1. Survey for predator activity
2. Identify predator hotspots
3. Assess characteristics of the hot spot
4. Create and execute a local trapping plan
5. Monitor traps
One of the biggest challenges to the trapping program at HALE is the large size of the park (12,215 ha; 30,184 acres), with about half that area containing ʻuaʻu and nēnē habitat. Other challenges are accessibility of areas and staff limitations. To improve the efficacy of the predator trapping program, strategy is evolving from an extensive, constantly armed trapping presence to targeted predator monitoring and trapping.
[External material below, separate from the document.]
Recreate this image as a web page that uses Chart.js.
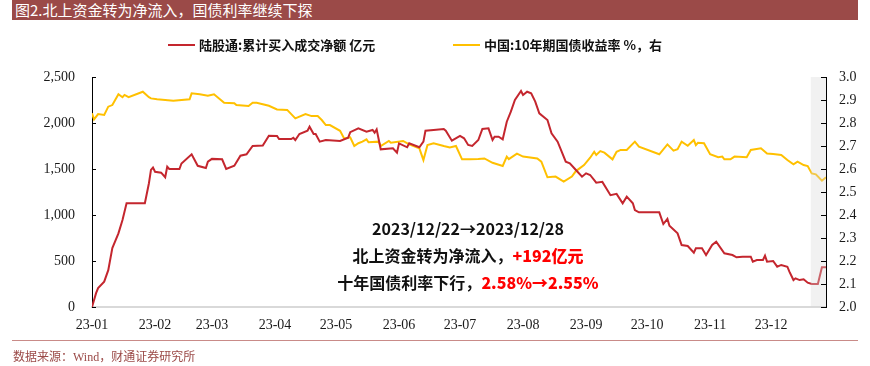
<!DOCTYPE html>
<html>
<head>
<meta charset="utf-8">
<script src="https://cdn.jsdelivr.net/npm/chart.js@4.4.0/dist/chart.umd.min.js"></script>
<style>
  html, body { margin:0; padding:0; background:#fff; }
  body { width:870px; height:366px; position:relative; overflow:hidden; font-family:"Noto Sans CJK SC", sans-serif; }
  #c { position:absolute; left:0; top:0; }
  .title { position:absolute; left:12px; top:0; width:846px; height:20px; background:#9b4a48; color:#fff;
           font-size:15px; line-height:20px; padding-left:3px; box-sizing:border-box; }
  .leg { position:absolute; top:36px; font-size:13px; font-weight:bold; color:#111; line-height:18px; white-space:nowrap; }
  .leg i { display:inline-block; width:27px; height:2px; vertical-align:middle; margin-right:4px; position:relative; top:-1px; }
  .note { position:absolute; left:268px; width:400px; text-align:center; font-size:16px; font-weight:bold; color:#111; white-space:nowrap; }
  .note b { color:#ff0000; }
  .foot-line { position:absolute; left:12px; top:340px; width:846px; height:1px; background:#c98b88; }
  .foot { position:absolute; left:13px; top:347px; font-size:12px; color:#9b4a48; font-family:"Liberation Serif","Noto Sans CJK SC",serif; }
</style>
</head>
<body>
<canvas id="c" width="870" height="366"></canvas>
<div class="title">图2.北上资金转为净流入，国债利率继续下探</div>
<div class="leg" style="left:168px"><i style="background:#c4262e"></i>陆股通:累计买入成交净额 亿元</div>
<div class="leg" style="left:453px"><i style="background:#ffc000"></i>中国:10年期国债收益率 %，右</div>
<div class="note" style="top:216px">2023/12/22→2023/12/28</div>
<div class="note" style="top:243px">北上资金转为净流入，<b>+192亿元</b></div>
<div class="note" style="top:270px">十年国债利率下行，<b>2.58%→2.55%</b></div>
<div class="foot-line"></div>
<div class="foot">数据来源：Wind，财通证券研究所</div>
<script>
// day of year 2023 (1 = Jan 1)
const redDays = [1,3,4,7,9,11,14,16,18,27,29,30,31,32,35,37,38,39,44,45,50,53,57,58,60,65,67,71,74,77,
  80,85,88,92,93,99,100,101,103,107,108,110,111,113,116,123,127,128,132,136,139,140,141,143,149,151,152,156,157,162,
  164,165,169,174,175,178,182,184,186,188,191,193,196,198,199,201,203,205,207,209,212,213,215,217,219,221,225,227,230,232,
  234,236,239,242,244,246,249,252,256,259,262,264,267,268,270,280,282,284,285,289,291,294,297,298,301,303,306,308,312,316,
  318,321,325,326,328,331,332,333,336,338,340,343,344,346,347,349,351,353,355,358,360,362]
// 陆股通累计买入成交净额，亿元
const redVals = [0,150,205,275,400,640,800,945,1127,1127,1345,1490,1515,1470,1460,1410,1525,1500,1500,1560,
  1660,1535,1510,1580,1610,1605,1500,1535,1645,1660,1750,1755,1862,1860,1826,1826,1840,1815,1880,1916,
  1960,1880,1880,1797,1815,1804,1840,1900,1942,1906,1924,1895,1931,1714,1725,1678,1779,1736,1779,1736,
  1797,1916,1924,1935,1916,1808,1859,1834,1761,1750,1815,1935,1942,1815,1851,1851,1823,2014,2123,2250,
  2348,2304,2340,2323,2232,2105,2033,1888,1797,1688,1580,1562,1489,1416,1453,1435,1351,1360,1215,1230,
  1127,1199,1127,1054,1029,1029,902,957,884,801,674,663,590,638,638,565,674,710,584,565,
  540,547,547,493,511,511,558,493,500,438,457,438,384,293,312,293,301,264,250,250,431,431]

const yelDays = [1,2,4,7,9,11,14,16,17,19,26,29,30,33,41,49,50,54,58,61,66,71,72,78,80,82,88,92,97,101,
  106,109,112,114,116,118,123,125,128,130,132,134,136,137,142,143,147,148,154,157,162,164,166,169,174,177,180,183,187,191,
  194,198,203,205,206,210,213,220,222,225,229,233,237,239,243,246,248,249,251,253,257,259,261,264,268,270,280,284,287,289,
  291,294,297,298,299,302,305,309,311,312,315,317,323,325,330,333,336,340,343,346,348,351,353,355,357,360,362]
// 中国10年期国债收益率，%
const yelVals = [2.842,2.816,2.839,2.835,2.871,2.878,2.925,2.912,2.922,2.912,2.936,2.912,2.907,2.903,2.897,2.903,2.929,2.925,2.919,2.925,
  2.888,2.886,2.878,2.874,2.888,2.888,2.875,2.859,2.857,2.820,2.839,2.830,2.830,2.813,2.791,2.791,2.766,2.733,2.738,2.700,
  2.712,2.719,2.729,2.716,2.719,2.700,2.722,2.714,2.722,2.707,2.690,2.639,2.704,2.712,2.700,2.694,2.700,2.642,2.642,2.643,
  2.646,2.627,2.613,2.654,2.643,2.667,2.654,2.646,2.632,2.564,2.567,2.545,2.567,2.591,2.617,2.649,2.675,2.661,2.678,2.671,
  2.642,2.675,2.683,2.683,2.719,2.697,2.664,2.707,2.680,2.686,2.719,2.701,2.726,2.704,2.714,2.712,2.664,2.651,2.654,2.642,
  2.642,2.654,2.651,2.683,2.690,2.667,2.665,2.661,2.639,2.620,2.632,2.617,2.613,2.581,2.577,2.549,2.564]

const monthDays = [1,32,60,91,121,152,182,213,244,274,305,335]
const monthLabels = ['23-01','23-02','23-03','23-04','23-05','23-06','23-07','23-08','23-09','23-10','23-11','23-12']
const leftTicks = [0,500,1000,1500,2000,2500]
const rightTicks = [2.0,2.1,2.2,2.3,2.4,2.5,2.6,2.7,2.8,2.9,3.0]
const shadeDays = [354.5, 362]   // 2023/12/22 -> 2023/12/28

const tickFont = { family:'"Liberation Serif", serif', size:14 }

const shade = {
  id:'shade',
  afterDatasetsDraw(chart) {
    const { ctx, chartArea:a, scales:{x} } = chart
    const x0 = x.getPixelForValue(shadeDays[0])
    ctx.save()
    ctx.fillStyle = 'rgba(215,215,215,0.35)'
    ctx.fillRect(x0, a.top, a.right - x0, a.bottom - a.top)
    ctx.restore()
  }
}

const innerTicks = {
  id:'innerTicks',
  afterDraw(chart) {
    const { ctx, chartArea:a, scales } = chart
    ctx.save()
    ctx.strokeStyle = '#000'; ctx.lineWidth = 1
    scales.y.ticks.forEach(t => {
      const py = Math.round(scales.y.getPixelForValue(t.value)) + 0.5
      ctx.beginPath(); ctx.moveTo(a.left, py); ctx.lineTo(a.left + 4, py); ctx.stroke()
    })
    scales.y1.ticks.forEach(t => {
      const py = Math.round(scales.y1.getPixelForValue(t.value)) + 0.5
      ctx.beginPath(); ctx.moveTo(a.right - 5, py); ctx.lineTo(a.right, py); ctx.stroke()
    })
    ctx.restore()
  }
}

new Chart(document.getElementById('c'), {
  type:'line',
  data:{
    datasets:[
      { label:'陆股通:累计买入成交净额 亿元', data: redDays.map((d,i)=>({x:d, y:redVals[i]})),
        borderColor:'#c4262e', borderWidth:2, pointRadius:0, yAxisID:'y', tension:0 },
      { label:'中国:10年期国债收益率 %，右', data: yelDays.map((d,i)=>({x:d, y:yelVals[i]})),
        borderColor:'#ffc000', borderWidth:2, pointRadius:0, yAxisID:'y1', tension:0 },
    ]
  },
  options:{
    responsive:false, animation:false,
    layout:{ padding:{ top:77, left:0, right:0, bottom:0 } },
    plugins:{ legend:{display:false}, tooltip:{enabled:false} },
    scales:{
      x:{ type:'linear', min:1, max:362,
        afterBuildTicks: s => { s.ticks = monthDays.map(v => ({value:v})) },
        afterFit: s => { s.height = 59 },
        ticks:{ autoSkip:false, maxRotation:0, padding:10, font:tickFont, color:'#1a1a1a',
          callback: v => monthLabels[monthDays.indexOf(v)] },
        grid:{ display:false, drawTicks:false },
        border:{ display:true, color:'#d9d9d9', width:2 } },
      y:{ position:'left', min:0, max:2500,
        afterBuildTicks: s => { s.ticks = leftTicks.map(v => ({value:v})) },
        afterFit: s => { s.width = 92 },
        ticks:{ padding:17, font:tickFont, color:'#1a1a1a', callback: v => v.toLocaleString('en-US') },
        grid:{ display:false, drawTicks:false },
        border:{ display:true, color:'#000', width:1 } },
      y1:{ position:'right', min:2, max:3,
        afterBuildTicks: s => { s.ticks = rightTicks.map(v => ({value:v})) },
        afterFit: s => { s.width = 44 },
        ticks:{ padding:13, font:tickFont, color:'#1a1a1a', callback: v => v.toFixed(1) },
        grid:{ display:false, drawTicks:false },
        border:{ display:true, color:'#000', width:1 } }
    }
  },
  plugins:[shade, innerTicks]
})
</script>
</body>
</html>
In 2016, field trapping methods were evaluated by Island Conservation and historical trapping data from 2000-2014 were analyzed by USGS. Utilizing the results, the Decision Making Process for Predator Control was developed as a guide for managers as part of the HALE Predator Control Management Plan.
Prioritizing areas for predator survey and trapping considers data on endangered bird nesting habitat as well as predator home ranges.
In addition, management considerations of staffing, accessibility, remoteness, and cost are incorporated. Priority areas for trapping (1) are important nesting areas for ʻuaʻu and nēnē, (2) encompass or contain predator hot spots, and (3) are accessible by hiking, ground transportation or both.